• Dataset:
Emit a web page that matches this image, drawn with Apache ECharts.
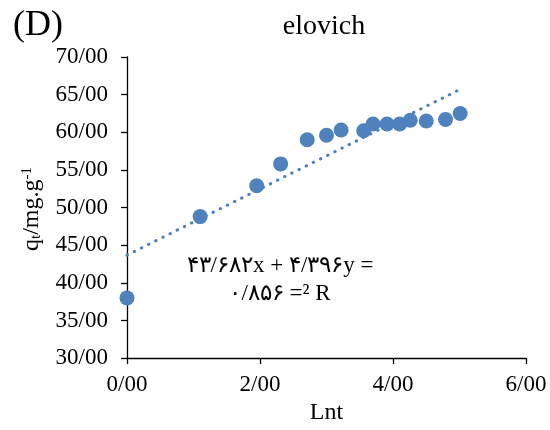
<!DOCTYPE html>
<html>
<head>
<meta charset="utf-8">
<script src="https://cdn.jsdelivr.net/npm/echarts@6/dist/echarts.min.js"></script>
<style>
  html, body { margin: 0; padding: 0; background: #fff; }
  #chart { width: 550px; height: 430px; }
</style>
</head>
<body>
<div id="chart"></div>
<script>
// Elovich kinetic model: q_t against ln t
const lnT = [0, 1.10, 1.95, 2.31, 2.71, 3.00, 3.22, 3.56, 3.70, 3.91, 4.10, 4.26, 4.50, 4.79, 5.01];
const qt  = [38.0, 48.8, 52.9, 55.8, 59.0, 59.6, 60.3, 60.2, 61.1, 61.1, 61.1, 61.6, 61.5, 61.7, 62.5];

// Linear fit reported on the chart
const slope = 4.396;
const intercept = 43.682;
const rSquared = 0.856;
const fitRange = [0, 5.01];

// Axis ticks
const xTicks = [0, 2, 4, 6];
const yTicks = [30, 35, 40, 45, 50, 55, 60, 65, 70];

const FONT = '"Liberation Serif", "Times New Roman", serif';
const BLUE = '#4F81BD';

// Persian digits, "/" as decimal separator
const faDigits = '۰۱۲۳۴۵۶۷۸۹';
const toFa = s => String(s).replace(/[0-9]/g, d => faDigits[+d]).replace('.', '/');
const tickText = v => v.toFixed(2).replace('.', '/');

const points = lnT.map((x, i) => [x, qt[i]]);
const fitLine = fitRange.map(x => [x, intercept + slope * x]);

const eqLine1 = toFa(intercept.toFixed(3)) + 'x + ' + toFa(slope.toFixed(3)) + 'y =';
const eqLine2 = toFa(rSquared.toFixed(3)) + ' =² R';

const chart = echarts.init(document.getElementById('chart'), null, { renderer: 'canvas' });

chart.setOption({
  animation: false,
  backgroundColor: '#fff',
  grid: { left: 127, right: 24, top: 57, bottom: 67.5 },
  xAxis: {
    type: 'value',
    min: xTicks[0],
    max: xTicks[xTicks.length - 1],
    interval: 2,
    splitLine: { show: false },
    axisLine: { show: true, onZero: false, lineStyle: { color: '#000', width: 1.3 } },
    axisTick: { show: true, length: 6, lineStyle: { color: '#000', width: 1.3 } },
    axisLabel: {
      margin: 15,
      color: '#000',
      fontFamily: FONT,
      fontSize: 23,
      formatter: v => tickText(v)
    },
    name: 'Lnt',
    nameLocation: 'middle',
    nameGap: 42,
    nameTextStyle: { color: '#000', fontFamily: FONT, fontSize: 24 }
  },
  yAxis: {
    type: 'value',
    min: yTicks[0],
    max: yTicks[yTicks.length - 1],
    interval: 5,
    splitLine: { show: false },
    axisLine: { show: true, onZero: false, lineStyle: { color: '#000', width: 1.3 } },
    axisTick: { show: true, length: 6, lineStyle: { color: '#000', width: 1.3 } },
    axisLabel: {
      margin: 19,
      color: '#000',
      fontFamily: FONT,
      fontSize: 23,
      formatter: v => tickText(v)
    }
  },
  graphic: [
    {
      type: 'text',
      left: 13, top: 8,
      style: { text: '(D)', fill: '#000', font: '36px ' + FONT }
    },
    {
      type: 'text',
      x: 324, y: 13,
      style: { text: 'elovich', fill: '#000', font: '28px ' + FONT, align: 'center', verticalAlign: 'top' }
    },
    {
      type: 'text',
      x: 32, y: 209,
      rotation: Math.PI / 2,
      style: {
        text: '{m|q}{s|t}{m|/mg.g}{p|-1}',
        align: 'center',
        verticalAlign: 'middle',
        fill: '#000',
        rich: {
          m: { fontFamily: FONT, fontSize: 24, lineHeight: 24, fill: '#000' },
          s: { fontFamily: FONT, fontSize: 15, lineHeight: 9, verticalAlign: 'bottom', fill: '#000' },
          p: { fontFamily: FONT, fontSize: 15, lineHeight: 10, verticalAlign: 'top', fill: '#000' }
        }
      }
    },
    {
      type: 'text',
      x: 280, y: 280,
      style: {
        text: eqLine1 + '\n' + eqLine2,
        align: 'center',
        verticalAlign: 'middle',
        fill: '#000',
        font: '23px ' + FONT,
        lineHeight: 28
      }
    }
  ],
  series: [
    {
      name: 'qt',
      type: 'scatter',
      data: points,
      symbol: 'circle',
      symbolSize: 15,
      itemStyle: { color: BLUE, opacity: 1 },
      z: 2
    },
    {
      name: 'fit',
      type: 'line',
      data: fitLine,
      showSymbol: false,
      symbol: 'none',
      lineStyle: { color: BLUE, width: 3, type: [0.5, 7.5], cap: 'round' },
      z: 3
    }
  ]
});
</script>
</body>
</html>
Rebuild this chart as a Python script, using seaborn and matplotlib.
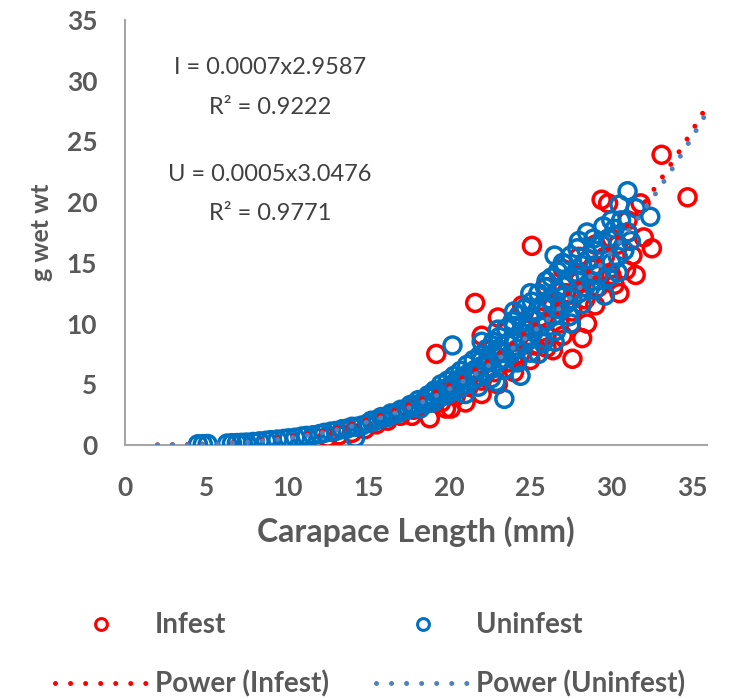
import numpy as np
import pandas as pd
import matplotlib
matplotlib.use("Agg")
import matplotlib.pyplot as plt
from matplotlib.lines import Line2D
import seaborn as sns

# ---------------- data ----------------
uninf_x = [
    4.5, 4.8, 5.1, 6.3, 6.6, 6.9, 7.2, 7.5, 7.9, 8.3,
    8.7, 9.0, 9.4, 9.8, 10.1, 10.5, 10.9, 11.2, 11.6, 12.0,
    12.3, 12.7, 13.0, 13.4, 13.7, 14.0, 14.2, 14.3, 14.6, 15.0,
    15.3, 15.6, 15.9, 16.2, 16.5, 16.8, 17.1, 17.4, 17.7, 18.0,
    18.2, 18.4, 18.6, 18.8, 19.0, 19.2, 19.4, 19.6, 19.8, 20.0,
    20.2, 20.2, 20.4, 20.6, 20.8, 21.0, 21.2, 21.4, 21.6, 21.8,
    22.0, 22.0, 22.2, 22.4, 22.6, 22.8, 22.9, 23.0, 23.0, 23.2,
    23.4, 23.4, 23.6, 23.8, 24.0, 24.0, 24.2, 24.4, 24.4, 24.6,
    24.8, 25.0, 25.0, 25.0, 25.2, 25.4, 25.5, 25.6, 25.8, 26.0,
    26.0, 26.2, 26.4, 26.5, 26.5, 26.6, 26.8, 27.0, 27.0, 27.2,
    27.4, 27.5, 27.6, 27.8, 28.0, 28.2, 28.4, 28.5, 28.6, 28.8,
    29.0, 29.2, 29.4, 29.6, 29.8, 30.0, 30.2, 30.4, 30.6, 31.0,
    31.2, 31.5, 32.4,
    15.2, 15.8, 16.4, 17.0, 17.6, 18.1, 18.7, 19.1, 19.5, 19.9,
    20.3, 20.7, 21.1, 21.5, 21.9, 22.3, 22.7, 23.1, 23.5, 23.9,
    24.3, 24.7, 25.1, 25.5, 25.9, 26.3, 26.7, 27.1, 27.5, 27.9,
    21.0, 21.8, 22.6, 23.4, 24.2, 25.0, 25.8, 26.6, 27.4, 28.2,
    29.0, 29.8, 30.4, 30.8, 31.0, 30.5, 30.0, 29.5, 28.9, 28.0,
    24.0, 25.0, 26.0, 27.0, 28.0, 29.0, 23.0, 22.0, 20.5, 19.5]
uninf_y = [
    0.06, 0.07, 0.08, 0.12, 0.15, 0.16, 0.18, 0.20, 0.25, 0.30,
    0.35, 0.40, 0.45, 0.50, 0.55, 0.60, 0.70, 0.75, 0.80, 0.90,
    1.0, 1.1, 1.15, 1.3, 1.35, 1.5, 0.6, 1.5, 1.6, 1.8,
    1.9, 2.1, 2.2, 2.3, 2.5, 2.6, 2.8, 2.9, 3.1, 3.3,
    3.0, 3.6, 3.4, 3.9, 3.5, 4.2, 3.9, 4.6, 4.1, 4.8,
    8.2, 4.4, 5.2, 4.6, 5.6, 5.0, 5.9, 5.3, 6.2, 5.6,
    6.5, 8.5, 5.9, 7.0, 6.3, 7.4, 5.2, 6.8, 9.5, 7.8,
    3.8, 7.1, 8.3, 7.5, 8.8, 11.0, 7.9, 5.7, 9.3, 8.4,
    9.8, 8.8, 10.4, 12.5, 9.3, 11.0, 7.5, 9.8, 11.5, 10.2,
    13.5, 12.0, 10.6, 15.6, 8.5, 12.6, 11.2, 13.1, 15.0, 11.6,
    13.7, 10.0, 12.0, 14.2, 12.5, 14.8, 13.0, 17.5, 15.3, 13.5,
    16.0, 14.0, 16.5, 12.3, 17.0, 15.0, 17.8, 15.5, 18.5, 20.9,
    16.8, 19.5, 18.8,
    2.0, 2.3, 2.6, 2.9, 3.3, 3.7, 4.1, 4.5, 5.0, 5.3,
    5.7, 6.1, 6.6, 7.0, 7.4, 7.9, 8.5, 8.9, 9.6, 10.2,
    10.7, 11.3, 11.8, 12.5, 13.0, 13.8, 14.3, 14.9, 15.6, 16.2,
    4.2, 4.8, 5.5, 6.2, 6.8, 7.6, 8.4, 9.4, 10.6, 11.6,
    12.8, 13.8, 14.2, 16.0, 17.5, 19.8, 18.5, 18.0, 17.0, 16.8,
    9.8, 9.6, 11.2, 12.2, 13.8, 14.8, 7.9, 7.0, 5.0, 4.2]

inf_x = [
    12.5, 13.2, 14.0, 14.8, 15.5, 16.2, 17.0, 17.7, 17.8, 18.5,
    18.8, 19.2, 19.5, 19.8, 20.0, 20.1, 20.4, 20.8, 21.2, 21.6,
    21.6, 22.0, 22.0, 22.4, 22.8, 23.0, 23.2, 23.6, 24.0, 24.4,
    24.5, 24.8, 25.1, 25.2, 25.6, 26.0, 26.0, 26.4, 26.4, 26.8,
    27.0, 27.2, 27.6, 27.6, 28.0, 28.0, 28.2, 28.4, 28.8, 29.2,
    29.4, 29.6, 29.8, 30.0, 30.2, 30.4, 30.9, 31.0, 31.3, 31.8,
    32.0, 32.5, 33.1, 34.7,
    30.5, 31.5, 29.0, 28.5, 27.0, 26.0, 25.0, 24.0, 23.0, 22.0,
    21.0, 30.0, 31.0, 29.0, 28.0]
inf_y = [
    0.6, 0.8, 1.0, 1.3, 1.7, 2.0, 2.4, 2.4, 2.9, 3.4,
    2.2, 7.5, 3.5, 3.0, 4.5, 3.0, 4.0, 5.5, 4.8, 11.7,
    6.0, 5.3, 9.0, 6.8, 6.0, 10.5, 7.6, 6.8, 8.5, 7.5,
    11.5, 9.5, 16.4, 8.2, 10.5, 9.0, 13.0, 7.8, 11.5, 10.0,
    14.5, 12.5, 7.1, 11.0, 13.5, 15.5, 8.8, 12.0, 14.5, 13.0,
    20.2, 15.5, 19.9, 14.0, 13.2, 16.5, 14.4, 17.5, 15.6, 19.9,
    17.1, 16.2, 23.9, 20.4,
    12.5, 14.0, 11.5, 10.0, 9.0, 8.0, 7.0, 6.0, 5.0, 4.2,
    3.5, 17.0, 18.5, 16.5, 14.0]

# power trend-line coefficients shown on the chart (y = a * x^b)
inf_a, inf_b = 0.0007, 2.9587
uninf_a, uninf_b = 0.0005, 3.0476
trend_range = [2.0, 35.8]

eq_labels = ["I = 0.0007x2.9587", "R² = 0.9222", "U = 0.0005x3.0476", "R² = 0.9771"]
x_ticks = [0, 5, 10, 15, 20, 25, 30, 35]
y_ticks = [0, 5, 10, 15, 20, 25, 30, 35]

# ---------------- styling ----------------
RED = "#FF0000"
BLUE = "#0070C0"
BLUE_TREND = "#4F81BD"
GRAY = "#595959"
DARK = "#404040"

sns.set_theme(style="white")
plt.rcParams["font.family"] = ["Lato", "DejaVu Sans"]

fig = plt.figure(figsize=(7.30, 6.99), dpi=100)
ax = fig.add_axes([125 / 730, 1 - 445 / 699, (707 - 125) / 730, (445 - 20) / 699])

df_inf = pd.DataFrame({"x": inf_x, "y": inf_y})
df_un = pd.DataFrame({"x": uninf_x, "y": uninf_y})

sns.scatterplot(data=df_inf, x="x", y="y", ax=ax, marker="o", s=150,
                facecolor="none", edgecolor=RED, linewidth=2.5, zorder=3)
sns.scatterplot(data=df_un, x="x", y="y", ax=ax, marker="o", s=150,
                facecolor="none", edgecolor=BLUE, linewidth=2.5, zorder=4)

tx = np.linspace(trend_range[0], trend_range[1], 300)
df_tr = pd.DataFrame({"x": tx,
                      "inf": inf_a * tx ** inf_b,
                      "un": uninf_a * tx ** uninf_b})
dot_style = dict(linestyle=(0, (0.01, 3.0)), linewidth=3.6, dash_capstyle="round")
sns.lineplot(data=df_tr, x="x", y="inf", ax=ax, color=RED, zorder=5, **dot_style)
sns.lineplot(data=df_tr, x="x", y="un", ax=ax, color=BLUE_TREND, zorder=6, **dot_style)

ax.set_xlim(0, 35.9)
ax.set_ylim(0, 35)
ax.set_xticks(x_ticks)
ax.set_yticks(y_ticks)
ax.tick_params(axis="x", length=0, labelsize=19, labelcolor=GRAY, pad=22)
ax.tick_params(axis="y", length=0, labelsize=19, labelcolor=GRAY, pad=20)
for lab in ax.get_xticklabels() + ax.get_yticklabels():
    lab.set_fontweight("bold")
for side in ["top", "right"]:
    ax.spines[side].set_visible(False)
for side in ["left", "bottom"]:
    ax.spines[side].set_color("#A6A6A6")
    ax.spines[side].set_linewidth(1.5)
ax.grid(False)

ax.set_xlabel("Carapace Length (mm)", fontsize=23, color=GRAY, fontweight="bold", labelpad=12)
ax.set_ylabel("g wet wt", fontsize=18, color=GRAY, fontweight="bold", labelpad=10)

eq_pos = [(8.95, 31.05), (8.95, 27.76), (8.95, 22.3), (8.95, 19.1)]
for (ex, ey), t in zip(eq_pos, eq_labels):
    ax.text(ex, ey, t, ha="center", va="center", fontsize=17, color=DARK)

handles = [
    Line2D([], [], marker="o", linestyle="none", markerfacecolor="none",
           markeredgecolor=RED, markeredgewidth=2.2, markersize=8.5),
    Line2D([], [], color=RED, **dot_style),
    Line2D([], [], marker="o", linestyle="none", markerfacecolor="none",
           markeredgecolor=BLUE, markeredgewidth=2.2, markersize=8.5),
    Line2D([], [], color=BLUE_TREND, **dot_style),
]
labels = ["Infest", "Power (Infest)", "Uninfest", "Power (Uninfest)"]
leg = fig.legend(handles, labels, loc="center", bbox_to_anchor=(0.507, 0.063),
                 ncol=2, frameon=False, fontsize=20, handlelength=3.35,
                 handletextpad=0.25, columnspacing=1.7, labelspacing=1.15,
                 borderpad=0.2)
for t in leg.get_texts():
    t.set_color(GRAY)
    t.set_fontweight("bold")

fig.savefig("out.png", dpi=100)
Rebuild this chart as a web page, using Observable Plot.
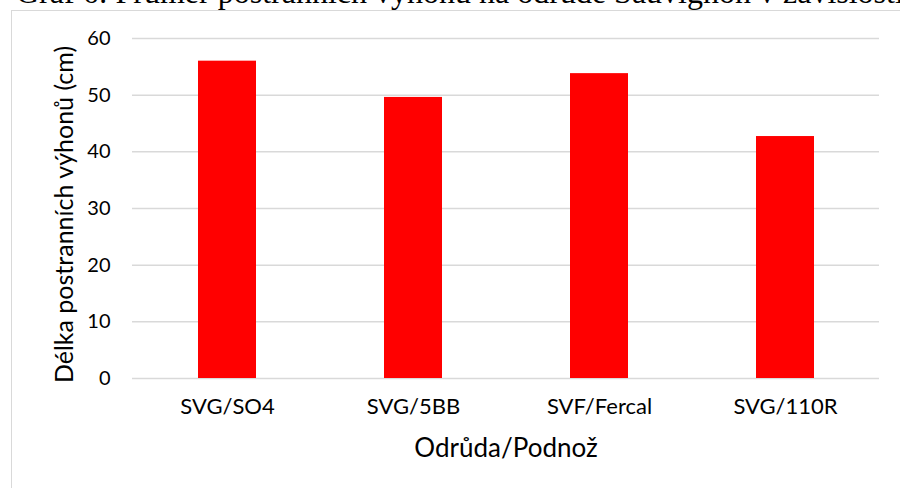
<!DOCTYPE html>
<html>
<head>
<meta charset="utf-8">
<script src="https://cdn.jsdelivr.net/npm/d3@7"></script>
<script src="https://cdn.jsdelivr.net/npm/@observablehq/plot@0.6"></script>
<style>
  html, body { margin: 0; padding: 0; background: #fff; }
  #wrap { position: relative; width: 900px; height: 488px; overflow: hidden; background: #fff; }
  #title { position: absolute; left: 16px; top: -24px; white-space: nowrap; font-family: "Liberation Serif", "DejaVu Serif", serif; font-size: 32px; line-height: 32px; color: #000; }
  #frame { position: absolute; left: 11px; top: 10px; width: 1000px; height: 1000px; border: 1.5px solid #d9d9d9; box-sizing: border-box; }
  #chart { position: absolute; left: 0; top: 0; }
</style>
</head>
<body>
<div id="wrap">
  <div id="frame"></div>
  <div id="title">Graf 6: Průměr postranních výhonů na odrůdě Sauvignon v závislosti na podnoži</div>
  <div id="chart"></div>
</div>
<script>
const categories = ["SVG/SO4", "SVG/5BB", "SVF/Fercal", "SVG/110R"];
const values = [56.0, 49.6, 53.8, 42.7];
const yTicks = [0, 10, 20, 30, 40, 50, 60];
const yTitle = "Délka postranních výhonů (cm)";
const xTitle = "Odrůda/Podnož";

const data = categories.map((c, i) => ({cat: c, val: values[i]}));
const font = "Lato, 'Open Sans', sans-serif";

const plot = Plot.plot({
  width: 900,
  height: 488,
  marginTop: 38,
  marginBottom: 110,
  marginLeft: 132,
  marginRight: 21,
  style: {fontFamily: font, fontSize: "20px", color: "#000", background: "transparent"},
  x: {domain: categories, paddingInner: 0.69, paddingOuter: 0.345, label: null},
  y: {domain: [0, 60], ticks: yTicks, label: null},
  marks: [
    Plot.gridY(yTicks, {stroke: "#d9d9d9", strokeOpacity: 1, strokeWidth: 1.5}),
    Plot.barY(data, {x: "cat", y: "val", fill: "#ff0000"}),
    Plot.axisY(yTicks, {tickSize: 0, tickPadding: 22, fontSize: 20, fill: "#000", label: null}),
    Plot.axisX({tickSize: 0, tickPadding: 20, fontSize: 22, fill: "#000", label: null}),
    Plot.text([yTitle], {frameAnchor: "left", rotate: -90, dx: -68, dy: 6, fontSize: 25, fill: "#000", textAnchor: "middle", lineAnchor: "middle"}),
    Plot.text([xTitle], {frameAnchor: "bottom", dy: 70, fontSize: 26, fill: "#000", textAnchor: "middle", lineAnchor: "middle"})
  ]
});
document.getElementById("chart").appendChild(plot);
</script>
</body>
</html>
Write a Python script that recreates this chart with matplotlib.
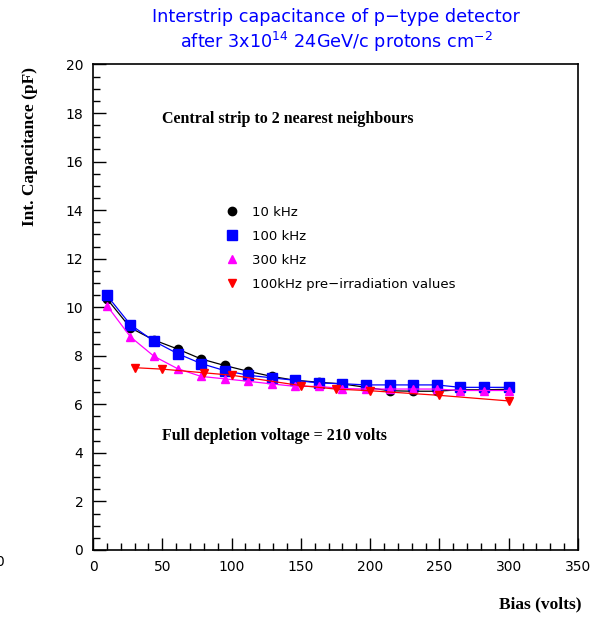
import matplotlib
matplotlib.use("Agg")
import matplotlib.pyplot as plt
from matplotlib.lines import Line2D
from matplotlib.ticker import MultipleLocator

# bias points (volts) for the post-irradiation scans
bias = [10, 27, 44, 61, 78, 95, 112, 129, 146, 163, 180, 197, 214, 231, 248, 265, 282, 300]
cap_10k = [10.35, 9.15, 8.65, 8.28, 7.87, 7.6, 7.36, 7.15, 6.99, 6.91, 6.84, 6.7,
           6.56, 6.54, 6.54, 6.6, 6.6, 6.62]
cap_100k = [10.49, 9.28, 8.6, 8.09, 7.68, 7.39, 7.2, 7.09, 6.99, 6.88, 6.85, 6.8,
            6.8, 6.8, 6.8, 6.7, 6.7, 6.7]
cap_300k = [10.07, 8.78, 7.98, 7.47, 7.15, 7.05, 6.95, 6.84, 6.74, 6.74, 6.65, 6.63,
            6.63, 6.63, 6.63, 6.57, 6.57, 6.57]

# pre-irradiation, 100 kHz
bias_pre = [30, 50, 80, 100, 150, 175, 200, 250, 300]
cap_pre = [7.51, 7.45, 7.3, 7.2, 6.77, 6.63, 6.56, 6.37, 6.14]

labels = ["10 kHz", "100 kHz", "300 kHz", "100kHz pre\u2212irradiation values"]

sans = "DejaVu Sans"
serif = "Liberation Serif"

fig = plt.figure(figsize=(5.99, 6.17), dpi=100)
ax = fig.add_axes([0.1553, 0.1086, 0.8097, 0.7869])

ax.plot(bias, cap_10k, color="black", lw=0.9, marker="o", ms=6)
ax.plot(bias, cap_100k, color="blue", lw=0.9, marker="s", ms=6.5)
ax.plot(bias, cap_300k, color="magenta", lw=0.9, marker="^", ms=6)
ax.plot(bias_pre, cap_pre, color="red", lw=0.9, marker="v", ms=6)

ax.set_xlim(0, 350)
ax.set_ylim(0, 20)
ax.xaxis.set_major_locator(MultipleLocator(50))
ax.xaxis.set_minor_locator(MultipleLocator(10))
ax.yaxis.set_major_locator(MultipleLocator(2))
ax.yaxis.set_minor_locator(MultipleLocator(0.5))
ax.tick_params(which="both", direction="in", top=False, right=False, width=1)
ax.tick_params(which="major", length=9, labelsize=10, pad=7)
ax.tick_params(which="minor", length=5)
for lab in ax.get_xticklabels() + ax.get_yticklabels():
    lab.set_family(sans)
for s in ax.spines.values():
    s.set_linewidth(1.2)

handles = [
    Line2D([], [], ls="none", marker="o", color="black", ms=6),
    Line2D([], [], ls="none", marker="s", color="blue", ms=6.5),
    Line2D([], [], ls="none", marker="^", color="magenta", ms=6),
    Line2D([], [], ls="none", marker="v", color="red", ms=6),
]
ax.legend(handles, labels, loc="upper left", bbox_to_anchor=(0.259, 0.7226),
          frameon=False, handlelength=1.0, handletextpad=1.03, labelspacing=0.84,
          borderpad=0, prop={"family": sans, "size": 9.5})

ax.text(50, 17.75, "Central strip to 2 nearest neighbours", family=serif,
        weight="bold", fontsize=11.5, va="center")
ax.text(50, 4.7, "Full depletion voltage = 210 volts", family=serif,
        weight="bold", fontsize=11.5, va="center")

fig.text(0.561, 0.972, "Interstrip capacitance of p\u2212type detector", color="blue",
         family=sans, fontsize=12.7, ha="center", va="center")
fig.text(0.561, 0.932, "after 3x10$^{\\mathregular{14}}$ 24GeV/c protons cm$^{\\mathregular{-2}}$",
         color="blue", family=sans, fontsize=12.7, ha="center", va="center")

fig.text(0.05, 0.762, "Int. Capacitance (pF)", family=serif, weight="bold", fontsize=12.5,
         rotation=90, ha="center", va="center")
fig.text(0.970, 0.02, "Bias (volts)", family=serif, weight="bold", fontsize=12.5,
         ha="right", va="center")

# clipped label from a neighbouring panel at the left edge
fig.text(0.0, 0.089, "0", family=sans, fontsize=10, ha="center", va="center")

fig.savefig("out.png", dpi=100)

• What this task involves: Print everything from the line with "Rebuild this chart as a Python" down to the line with "import seaborn as sns", both included, exactly as written and without the pictures.

• Result for this task:
Rebuild this chart as a Python script, using seaborn and matplotlib.
import numpy as np
import pandas as pd
import matplotlib
matplotlib.use("Agg")
import matplotlib.pyplot as plt
from matplotlib.lines import Line2D
import seaborn as sns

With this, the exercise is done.